Hot off the presses on November 4, 2015, the College Board has once again released its annual “Trends in Higher Education” report. What could be ascertained from the data is that states vastly differ in terms of what they charge students, but overall, trends are looking better for students in terms of overall costs. “There’s not some startling piece of information that comes out this year,” said Sandy Baum, a co-author of the reports. The best news was on the student loan front: borrowing has decreased for a fourth straight year, which can be tied directly to improving economic situations after the recession. The average federal student loan debt has gone down by $870 in that time span.
In addition, as the economy continues to rebound from the 2008 financial crisis, total Pell Grant disbursements are dropping. While expenditures increased from $16.5 billion in the 2004–2005 school year to $39 billion in 2010–2011, they declined in the 2014–2015 school year to $30.3 billion, a 22.3% decrease since the height of the economic collapse. The percentage of students receiving the Pell Grant peaked at 38% in the 2011–12 school year and has since dropped back down to 35%. This figure, however, is still 10 percentage points higher than it was a decade ago, when only a quarter of all students were Pell recipients.
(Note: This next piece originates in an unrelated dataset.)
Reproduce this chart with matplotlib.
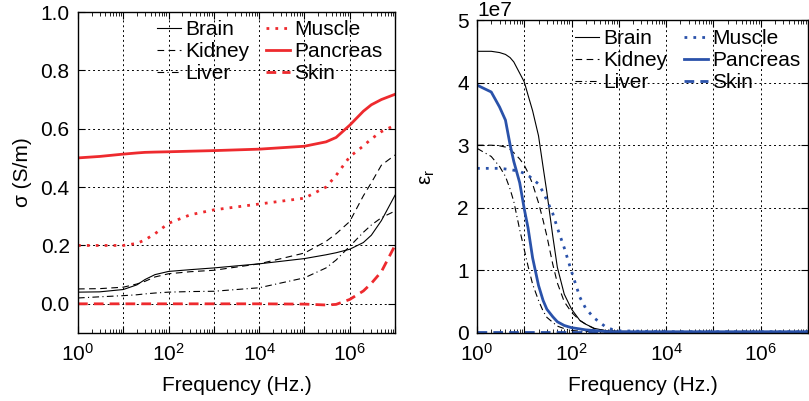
import numpy as np
import matplotlib
matplotlib.use("Agg")
import matplotlib.pyplot as plt
from matplotlib.ticker import LogLocator, NullFormatter, FuncFormatter

plt.rcParams['font.family'] = ['Liberation Sans', 'DejaVu Sans']
plt.rcParams['font.size'] = 15
plt.rcParams['mathtext.fontset'] = 'custom'
plt.rcParams['mathtext.rm'] = 'Liberation Sans'
plt.rcParams['mathtext.it'] = 'Liberation Sans'

RED = '#ee2a2e'
BLUE = '#2a52aa'

tissues = ['Brain', 'Kidney', 'Liver', 'Muscle', 'Pancreas', 'Skin']

# Conductivity sigma (S/m) vs frequency (Hz)
sig_freq = [1, 3, 10, 20, 30, 50, 100, 300, 1e3, 1e4, 1e5, 3e5, 5e5, 1e6, 2e6, 3e6, 5e6, 1e7]
sig_brain = [0.040, 0.041, 0.049, 0.065, 0.083, 0.100, 0.111, 0.117, 0.123, 0.137, 0.155, 0.168, 0.175, 0.187, 0.210, 0.235, 0.285, 0.372]
sig_kidney = [0.051, 0.052, 0.057, 0.068, 0.077, 0.092, 0.103, 0.110, 0.115, 0.137, 0.174, 0.214, 0.240, 0.282, 0.370, 0.415, 0.475, 0.510]
sig_liver = [0.020, 0.024, 0.028, 0.031, 0.034, 0.037, 0.040, 0.042, 0.043, 0.055, 0.089, 0.123, 0.150, 0.197, 0.245, 0.270, 0.295, 0.318]
sig_muscle = [0.200, 0.200, 0.200, 0.207, 0.219, 0.240, 0.276, 0.305, 0.322, 0.342, 0.362, 0.400, 0.440, 0.504, 0.541, 0.565, 0.590, 0.612]
sig_pancreas = [0.500, 0.505, 0.513, 0.517, 0.519, 0.520, 0.521, 0.523, 0.525, 0.530, 0.540, 0.555, 0.570, 0.612, 0.660, 0.682, 0.700, 0.718]
sig_skin = [0.000, 0.000, 0.000, 0.000, 0.000, 0.000, 0.000, 0.000, 0.000, 0.000, -0.001, -0.004, -0.002, 0.015, 0.044, 0.070, 0.110, 0.200]

# Relative permittivity vs frequency (Hz)
eps_freq = [1, 2, 3, 4, 5, 6, 8, 10, 12, 15, 20, 25, 30, 40, 50, 70, 100, 150, 200, 300, 500, 700,
            1e3, 1e4, 1e5, 1e6, 1e7]
eps_brain = [4.50, 4.50, 4.48, 4.45, 4.40, 4.33, 4.15, 4.01, 3.80, 3.55, 3.15, 2.65, 2.25, 1.55, 1.05, 0.62,
             0.38, 0.20, 0.14, 0.075, 0.04, 0.03, 0.025, 0.02, 0.02, 0.02, 0.02]
eps_kidney = [3.00, 3.00, 2.99, 2.97, 2.93, 2.88, 2.78, 2.68, 2.56, 2.38, 2.08, 1.80, 1.55, 1.10, 0.80, 0.50,
              0.33, 0.20, 0.14, 0.07, 0.04, 0.03, 0.025, 0.02, 0.02, 0.02, 0.02]
eps_liver = [2.95, 2.82, 2.66, 2.50, 2.30, 2.10, 1.65, 1.33, 1.07, 0.78, 0.52, 0.35, 0.25, 0.17, 0.11, 0.07,
             0.04, 0.03, 0.025, 0.02, 0.02, 0.02, 0.02, 0.02, 0.02, 0.02, 0.02]
eps_muscle = [2.63, 2.63, 2.63, 2.62, 2.61, 2.60, 2.58, 2.55, 2.52, 2.46, 2.38, 2.25, 2.12, 1.91, 1.68, 1.36,
              0.98, 0.57, 0.39, 0.24, 0.11, 0.06, 0.035, 0.02, 0.02, 0.02, 0.02]
eps_pancreas = [3.96, 3.85, 3.61, 3.40, 3.01, 2.74, 2.40, 1.98, 1.68, 1.20, 0.76, 0.52, 0.38, 0.26, 0.18, 0.12,
                0.085, 0.065, 0.05, 0.04, 0.025, 0.02, 0.02, 0.02, 0.02, 0.02, 0.02]
eps_skin = [0.008] * 27
EPS_SCALE = 1e7


def styles(color):
    return [
        dict(color='black', ls='-', lw=0.8),
        dict(color='black', ls=(0, (6, 4)), lw=0.8),
        dict(color='black', ls=(0, (6, 3, 1, 3)), lw=0.8),
        dict(color=color, ls=(0, (1, 2.2)), lw=2.0),
        dict(color=color, ls='-', lw=2.0),
        dict(color=color, ls=(0, (3.5, 2.2)), lw=2.0),
    ]


def even_decades(v, pos):
    e = int(round(np.log10(v)))
    return r'$\mathdefault{10^{%d}}$' % e if e % 2 == 0 else ''


def style_axes(ax):
    ax.set_xscale('log')
    ax.xaxis.set_major_locator(LogLocator(base=10, numticks=20))
    ax.xaxis.set_major_formatter(FuncFormatter(even_decades))
    ax.xaxis.set_minor_locator(LogLocator(base=10, subs=np.arange(2, 10), numticks=20))
    ax.xaxis.set_minor_formatter(NullFormatter())
    ax.tick_params(which='both', direction='in', top=True, right=True)
    ax.tick_params(which='major', length=5, width=0.8)
    ax.tick_params(which='minor', length=3, width=0.6)
    ax.tick_params(axis='x', which='major', pad=7)
    ax.tick_params(axis='y', which='major', pad=6)
    ax.grid(True, which='major', color='black', ls=(0, (2, 3)), lw=0.7)
    for s in ax.spines.values():
        s.set_linewidth(1.0)
    ax.set_xlabel('Frequency (Hz.)', labelpad=8)


fig = plt.figure(figsize=(8.09, 4.01), dpi=100)
W, H = 809, 401
legend_kw = dict(ncol=2, loc='upper left', frameon=False, borderpad=0, borderaxespad=0,
                 handlelength=1.15, handletextpad=0.2, columnspacing=0.8, labelspacing=0.14)

ax1 = fig.add_axes([78 / W, (H - 333) / H, (395 - 78) / W, (333 - 12) / H])
sig_sets = [sig_brain, sig_kidney, sig_liver, sig_muscle, sig_pancreas, sig_skin]
for name, vals, st in zip(tissues, sig_sets, styles(RED)):
    ax1.plot(sig_freq, vals, label=name, **st)
ax1.set_xlim(1, 1e7)
ax1.set_ylim(-0.1, 1.0)
ax1.set_yticks([0.0, 0.2, 0.4, 0.6, 0.8, 1.0])
ax1.set_yticklabels(['0.0', '0.2', '0.4', '0.6', '0.8', '1.0'])
ax1.set_ylabel('σ (S/m)', labelpad=6)
style_axes(ax1)
ax1.legend(bbox_to_anchor=(157 / W, 1 - 20 / H), bbox_transform=fig.transFigure, **legend_kw)

ax2 = fig.add_axes([477 / W, (H - 333) / H, (808 - 477) / W, (333 - 20) / H])
eps_sets = [eps_brain, eps_kidney, eps_liver, eps_muscle, eps_pancreas, eps_skin]
for name, vals, st in zip(tissues, eps_sets, styles(BLUE)):
    ax2.plot(eps_freq, [v * EPS_SCALE for v in vals], label=name, **st)
ax2.set_xlim(1, 1e7)
ax2.set_ylim(0, 5e7)
ax2.set_yticks([0, 1e7, 2e7, 3e7, 4e7, 5e7])
ax2.set_ylabel(r'$\mathregular{\varepsilon_r}$', labelpad=14)
style_axes(ax2)
ax2.legend(bbox_to_anchor=(575 / W, 1 - 29 / H), bbox_transform=fig.transFigure, **legend_kw)

fig.savefig('out.png', dpi=100)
An interesting fact for New England readers: New Hampshire came in with the highest in-state tuition and fees in the entire country at $15,160, with Vermont not far behind in 49th place at $14,990. New Hampshire also had the second highest percentage change of 16%—only Louisiana was higher. Maine was the biggest surprise, showing a 2% decrease in tuition over the last half decade, the only state to accomplish that feat. However, all six New England states were in the top 20 for costs in the higher education public sector. The lowest national costs were in Wyoming at $4,890 per year.